WHAT THE TASK ASKS:
Set down exactly the lines of the listing below, please, beginning with the first and ending with the line that holds "PieChart, Pie, Cell".
________________________
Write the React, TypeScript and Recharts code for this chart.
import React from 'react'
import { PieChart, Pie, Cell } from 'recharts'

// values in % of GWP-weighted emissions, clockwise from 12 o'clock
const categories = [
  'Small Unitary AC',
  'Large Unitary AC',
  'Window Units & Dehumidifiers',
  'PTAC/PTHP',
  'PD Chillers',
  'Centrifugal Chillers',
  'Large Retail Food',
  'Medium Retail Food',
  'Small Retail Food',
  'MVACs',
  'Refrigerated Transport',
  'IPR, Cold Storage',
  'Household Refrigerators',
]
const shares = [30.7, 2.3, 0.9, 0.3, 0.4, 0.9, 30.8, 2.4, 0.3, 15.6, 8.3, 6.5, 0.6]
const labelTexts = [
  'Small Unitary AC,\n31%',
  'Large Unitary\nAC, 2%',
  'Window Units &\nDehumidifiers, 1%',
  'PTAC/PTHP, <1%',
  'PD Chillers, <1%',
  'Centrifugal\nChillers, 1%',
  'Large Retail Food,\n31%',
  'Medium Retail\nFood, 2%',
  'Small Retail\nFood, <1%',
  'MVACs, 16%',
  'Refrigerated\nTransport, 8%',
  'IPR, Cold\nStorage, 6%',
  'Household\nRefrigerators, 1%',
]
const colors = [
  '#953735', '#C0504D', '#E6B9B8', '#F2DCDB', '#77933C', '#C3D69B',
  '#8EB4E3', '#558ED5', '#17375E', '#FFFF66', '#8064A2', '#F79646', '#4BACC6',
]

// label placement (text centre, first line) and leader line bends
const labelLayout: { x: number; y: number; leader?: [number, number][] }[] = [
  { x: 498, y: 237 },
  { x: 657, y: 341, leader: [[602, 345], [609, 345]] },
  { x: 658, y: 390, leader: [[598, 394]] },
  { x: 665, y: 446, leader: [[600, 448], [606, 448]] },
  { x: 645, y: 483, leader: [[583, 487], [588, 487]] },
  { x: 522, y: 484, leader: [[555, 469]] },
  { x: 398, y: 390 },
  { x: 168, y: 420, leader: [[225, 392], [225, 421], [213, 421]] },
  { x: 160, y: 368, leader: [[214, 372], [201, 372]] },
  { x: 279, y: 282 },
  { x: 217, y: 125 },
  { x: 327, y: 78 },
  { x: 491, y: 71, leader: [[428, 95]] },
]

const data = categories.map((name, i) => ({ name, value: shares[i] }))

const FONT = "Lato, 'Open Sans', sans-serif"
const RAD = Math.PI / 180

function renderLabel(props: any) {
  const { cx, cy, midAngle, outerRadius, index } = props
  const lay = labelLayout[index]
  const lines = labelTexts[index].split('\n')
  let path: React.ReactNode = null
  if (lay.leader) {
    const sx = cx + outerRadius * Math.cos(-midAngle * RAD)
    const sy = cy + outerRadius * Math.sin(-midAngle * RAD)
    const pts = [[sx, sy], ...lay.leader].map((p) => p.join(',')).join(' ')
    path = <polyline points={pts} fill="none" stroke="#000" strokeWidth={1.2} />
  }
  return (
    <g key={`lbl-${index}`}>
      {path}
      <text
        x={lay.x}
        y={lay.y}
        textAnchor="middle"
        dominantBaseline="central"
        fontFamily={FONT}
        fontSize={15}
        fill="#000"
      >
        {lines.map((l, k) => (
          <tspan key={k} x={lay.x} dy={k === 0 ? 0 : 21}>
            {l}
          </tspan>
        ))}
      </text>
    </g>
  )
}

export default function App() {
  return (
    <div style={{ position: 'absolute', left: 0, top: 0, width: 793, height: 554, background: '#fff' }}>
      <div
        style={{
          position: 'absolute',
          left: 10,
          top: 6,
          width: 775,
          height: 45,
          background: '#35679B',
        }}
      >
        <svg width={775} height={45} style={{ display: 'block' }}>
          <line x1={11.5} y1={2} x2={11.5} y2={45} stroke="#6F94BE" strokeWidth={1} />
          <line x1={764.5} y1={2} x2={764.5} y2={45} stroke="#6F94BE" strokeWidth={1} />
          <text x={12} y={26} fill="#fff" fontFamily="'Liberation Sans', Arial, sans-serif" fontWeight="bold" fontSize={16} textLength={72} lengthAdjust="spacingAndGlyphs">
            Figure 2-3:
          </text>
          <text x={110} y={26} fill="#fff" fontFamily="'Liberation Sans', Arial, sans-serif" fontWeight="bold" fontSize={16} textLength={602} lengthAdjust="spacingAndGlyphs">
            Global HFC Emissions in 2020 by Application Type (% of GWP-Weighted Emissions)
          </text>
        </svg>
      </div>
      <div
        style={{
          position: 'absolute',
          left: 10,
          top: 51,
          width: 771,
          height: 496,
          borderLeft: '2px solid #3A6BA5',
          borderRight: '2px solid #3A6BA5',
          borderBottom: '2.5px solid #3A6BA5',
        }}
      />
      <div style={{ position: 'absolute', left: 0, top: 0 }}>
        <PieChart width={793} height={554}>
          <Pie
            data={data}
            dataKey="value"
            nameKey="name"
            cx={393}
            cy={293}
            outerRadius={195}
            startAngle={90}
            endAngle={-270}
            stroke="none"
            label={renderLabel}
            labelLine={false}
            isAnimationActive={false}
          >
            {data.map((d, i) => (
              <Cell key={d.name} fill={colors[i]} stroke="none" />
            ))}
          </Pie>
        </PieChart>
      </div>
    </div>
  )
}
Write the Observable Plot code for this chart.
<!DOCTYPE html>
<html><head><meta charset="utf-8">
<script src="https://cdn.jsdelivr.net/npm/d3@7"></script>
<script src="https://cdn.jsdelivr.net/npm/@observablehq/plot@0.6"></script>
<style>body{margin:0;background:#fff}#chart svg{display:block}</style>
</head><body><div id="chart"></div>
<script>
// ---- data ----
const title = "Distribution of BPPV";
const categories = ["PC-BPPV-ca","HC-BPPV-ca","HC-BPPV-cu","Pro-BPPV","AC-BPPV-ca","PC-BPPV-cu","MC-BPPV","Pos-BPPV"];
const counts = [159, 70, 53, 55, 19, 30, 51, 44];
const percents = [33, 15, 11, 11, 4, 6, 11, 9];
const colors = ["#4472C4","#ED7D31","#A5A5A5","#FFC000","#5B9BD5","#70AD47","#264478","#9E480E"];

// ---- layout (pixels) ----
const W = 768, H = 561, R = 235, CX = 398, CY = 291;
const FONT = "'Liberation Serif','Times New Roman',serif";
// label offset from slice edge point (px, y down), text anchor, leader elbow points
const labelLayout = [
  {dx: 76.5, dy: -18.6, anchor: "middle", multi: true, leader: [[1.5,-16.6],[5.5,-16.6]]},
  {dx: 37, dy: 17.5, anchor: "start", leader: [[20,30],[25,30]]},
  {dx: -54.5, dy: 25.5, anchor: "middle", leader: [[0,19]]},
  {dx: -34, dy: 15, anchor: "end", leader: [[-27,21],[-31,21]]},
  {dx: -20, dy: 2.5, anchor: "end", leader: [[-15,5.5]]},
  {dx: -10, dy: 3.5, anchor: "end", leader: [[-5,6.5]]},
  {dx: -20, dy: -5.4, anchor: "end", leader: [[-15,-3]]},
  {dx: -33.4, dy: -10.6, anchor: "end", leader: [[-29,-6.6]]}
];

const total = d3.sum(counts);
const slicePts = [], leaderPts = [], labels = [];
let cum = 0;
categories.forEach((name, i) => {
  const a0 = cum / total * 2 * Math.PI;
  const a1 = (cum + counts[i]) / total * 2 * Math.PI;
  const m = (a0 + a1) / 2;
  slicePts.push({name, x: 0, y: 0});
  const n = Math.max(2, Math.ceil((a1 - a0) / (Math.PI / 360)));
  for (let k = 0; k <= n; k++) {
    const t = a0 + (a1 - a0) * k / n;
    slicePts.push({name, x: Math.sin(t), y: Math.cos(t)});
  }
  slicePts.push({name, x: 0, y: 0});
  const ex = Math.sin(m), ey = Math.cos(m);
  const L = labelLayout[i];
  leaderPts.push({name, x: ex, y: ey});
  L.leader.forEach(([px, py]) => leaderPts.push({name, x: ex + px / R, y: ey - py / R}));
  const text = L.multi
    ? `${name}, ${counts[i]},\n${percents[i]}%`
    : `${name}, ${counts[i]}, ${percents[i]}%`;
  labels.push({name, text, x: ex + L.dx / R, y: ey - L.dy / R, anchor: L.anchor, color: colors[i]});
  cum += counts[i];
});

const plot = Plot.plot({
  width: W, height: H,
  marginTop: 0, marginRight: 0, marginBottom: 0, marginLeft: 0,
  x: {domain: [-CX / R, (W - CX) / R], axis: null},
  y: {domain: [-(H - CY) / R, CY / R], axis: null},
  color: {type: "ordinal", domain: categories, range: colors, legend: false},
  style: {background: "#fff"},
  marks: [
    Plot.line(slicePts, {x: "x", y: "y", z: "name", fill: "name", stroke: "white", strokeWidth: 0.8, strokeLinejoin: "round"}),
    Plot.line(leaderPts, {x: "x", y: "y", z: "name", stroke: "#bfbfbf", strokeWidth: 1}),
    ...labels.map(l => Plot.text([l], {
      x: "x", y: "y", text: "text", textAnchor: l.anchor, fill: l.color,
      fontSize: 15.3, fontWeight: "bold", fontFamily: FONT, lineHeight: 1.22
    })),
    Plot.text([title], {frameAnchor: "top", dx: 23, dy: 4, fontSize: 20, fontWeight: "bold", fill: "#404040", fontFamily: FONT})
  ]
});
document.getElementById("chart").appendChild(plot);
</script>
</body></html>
________________________
FINAL RESULT:
Write the React, TypeScript and Recharts code for this chart.
import React from 'react'
import { PieChart, Pie, Cell } from 'recharts'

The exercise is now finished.